#### Information supplied:
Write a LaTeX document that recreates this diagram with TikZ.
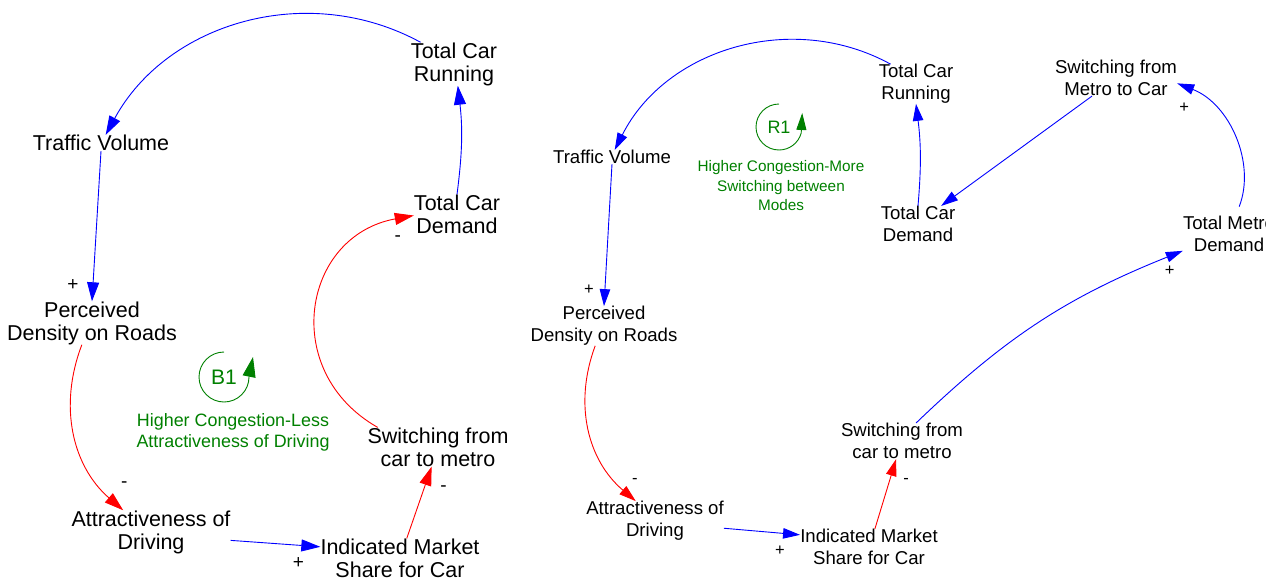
\documentclass[tikz,border=0pt]{standalone}
\usepackage{fontspec}
\setmainfont{Liberation Sans}
\usetikzlibrary{arrows.meta}
\definecolor{loopgreen}{RGB}{0,128,0}

\begin{document}
\begin{tikzpicture}[x=1pt, y=-1pt,
  varA/.style={align=center, inner sep=0pt, font=\fontsize{21.5}{23}\selectfont},
  varB/.style={align=center, inner sep=0pt, font=\fontsize{18.6}{22}\selectfont},
  polA/.style={inner sep=0pt, text=black, font=\fontsize{19}{19}\selectfont},
  polB/.style={inner sep=0pt, text=black, font=\fontsize{16.5}{16.5}\selectfont},
  posA/.style={blue, line width=0.9pt, -{Triangle[length=19pt, width=12pt]}},
  negA/.style={posA, red},
  posB/.style={blue, line width=0.9pt, -{Triangle[length=17pt, width=10.5pt]}},
  negB/.style={posB, red},
  loopsym/.style={loopgreen, line width=0.9pt},
  note/.style={align=center, inner sep=0pt, text=loopgreen}]
\path[use as bounding box] (0,0) rectangle (1278,581);
\clip (0,0) rectangle (1265,581);

\node[varA] (runL) at (454,64) {Total Car\\Running};
\node[varA] (tvL) at (101,143) {Traffic Volume};
\node[varA] (demL) at (457,214) {Total Car\\Demand};
\node[varA] (perL) at (92,323) {Perceived\\Density on Roads};
\node[varA] (attL) at (151,532) {Attractiveness of\\Driving};
\node[varA] (indL) at (400,558) {Indicated Market\\Share for Car};
\node[varA] (swL) at (438,447) {Switching from\\car to metro};

\draw[posA] (runL.147) to[bend right=45] (tvL.60);
\draw[posA] (tvL.south) -- (perL.north) node[polA, pos=1, xshift=-19pt, yshift=16pt] (pL1) {+};
\draw[posA] (demL.north) to[bend right=7] (runL.-80);
\draw[negA] (perL.-115) to[bend right=35] node[polA, pos=1, xshift=1pt, yshift=26pt] (pL2) {-} (attL.142);
\draw[posA] (attL.-6) -- (indL.172) node[polA, pos=1, xshift=-22pt, yshift=-16pt] (pL3) {+};
\draw[negA] (indL.71) -- (swL.-108) node[polA, pos=1, xshift=12pt, yshift=-22pt] (pL4) {-};
\draw[negA] (swL.162) to[bend left=70, looseness=1.35] node[polA, pos=1, xshift=-16pt, yshift=-23pt] (pL5) {-} (demL.-178);

\node[text=loopgreen, inner sep=0pt, font=\fontsize{21}{21}\selectfont] (b1) at (224,377) {B1};
\draw[loopsym, -{Triangle[length=20pt, width=13pt]}] (b1.center) ++(0,-25) arc[start angle=-90, end angle=-360, radius=25] -- ++(4,-20);
\node[note, font=\fontsize{17.9}{21}\selectfont] (b1txt) at (233,432) {Higher Congestion-Less\\Attractiveness of Driving};

\node[varB] (runR) at (916,84) {Total Car\\Running};
\node[varB] (tvR) at (612,157) {Traffic Volume};
\node[varB] (demR) at (918,224) {Total Car\\Demand};
\node[varB] (smcR) at (1116,78) {Switching from\\Metro to Car};
\node[varB] (tmdR) at (1229,234) {Total Metro\\Demand};
\node[varB] (perR) at (604,326) {Perceived\\Density on Roads};
\node[varB] (attR) at (655,521) {Attractiveness of\\Driving};
\node[varB] (indR) at (869,547) {Indicated Market\\Share for Car};
\node[varB] (scmR) at (902,441) {Switching from\\car to metro};

\draw[posB] (runR.142) to[bend right=46] (tvR.69);
\draw[posB] (tvR.south) -- (perR.north) node[polB, pos=1, xshift=-15pt, yshift=16pt] (pR1) {+};
\draw[posB] (demR.north) to[bend right=6] (runR.south);
\draw[posB] (smcR.-143) -- (demR.38);
\draw[posB, shorten <=10pt] (tmdR.70) to[bend right=45] node[polB, pos=1, xshift=7pt, yshift=-24pt] (pR2) {+} (smcR.-5);
\draw[posB] (scmR.52) to[bend left=11] node[polB, pos=1, xshift=-13pt, yshift=-20pt] (pR3) {+} (tmdR.-160);
\draw[negB] (indR.72) -- (scmR.-108) node[polB, pos=1, xshift=10pt, yshift=-22pt] (pR4) {-};
\draw[posB] (attR.-6) -- (indR.170) node[polB, pos=1, xshift=-20pt, yshift=-16pt] (pR5) {+};
\draw[negB] (perR.-114) to[bend right=35] node[polB, pos=1, xshift=-1pt, yshift=20pt] (pR6) {-} (attR.134);

\node[text=loopgreen, inner sep=0pt, font=\fontsize{18}{18}\selectfont] (r1) at (779,127) {R1};
\draw[loopsym, -{Triangle[length=17pt, width=10pt]}] (r1.center) ++(0,-23) arc[start angle=-90, end angle=-345, radius=23] -- ++(1,-20);
\node[note, font=\fontsize{15.3}{19.5}\selectfont] (r1txt) at (781,186) {Higher Congestion-More\\Switching between\\Modes};
\end{tikzpicture}
\end{document}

#### Task details:
Skip every picture and return the lines above from the top through the one that contains "(0,0) rectangle (1265,581);".

#### Output for this exercise:
Write a LaTeX document that recreates this diagram with TikZ.
\documentclass[tikz,border=0pt]{standalone}
\usepackage{fontspec}
\setmainfont{Liberation Sans}
\usetikzlibrary{arrows.meta}
\definecolor{loopgreen}{RGB}{0,128,0}

\begin{document}
\begin{tikzpicture}[x=1pt, y=-1pt,
  varA/.style={align=center, inner sep=0pt, font=\fontsize{21.5}{23}\selectfont},
  varB/.style={align=center, inner sep=0pt, font=\fontsize{18.6}{22}\selectfont},
  polA/.style={inner sep=0pt, text=black, font=\fontsize{19}{19}\selectfont},
  polB/.style={inner sep=0pt, text=black, font=\fontsize{16.5}{16.5}\selectfont},
  posA/.style={blue, line width=0.9pt, -{Triangle[length=19pt, width=12pt]}},
  negA/.style={posA, red},
  posB/.style={blue, line width=0.9pt, -{Triangle[length=17pt, width=10.5pt]}},
  negB/.style={posB, red},
  loopsym/.style={loopgreen, line width=0.9pt},
  note/.style={align=center, inner sep=0pt, text=loopgreen}]
\path[use as bounding box] (0,0) rectangle (1278,581);
\clip (0,0) rectangle (1265,581);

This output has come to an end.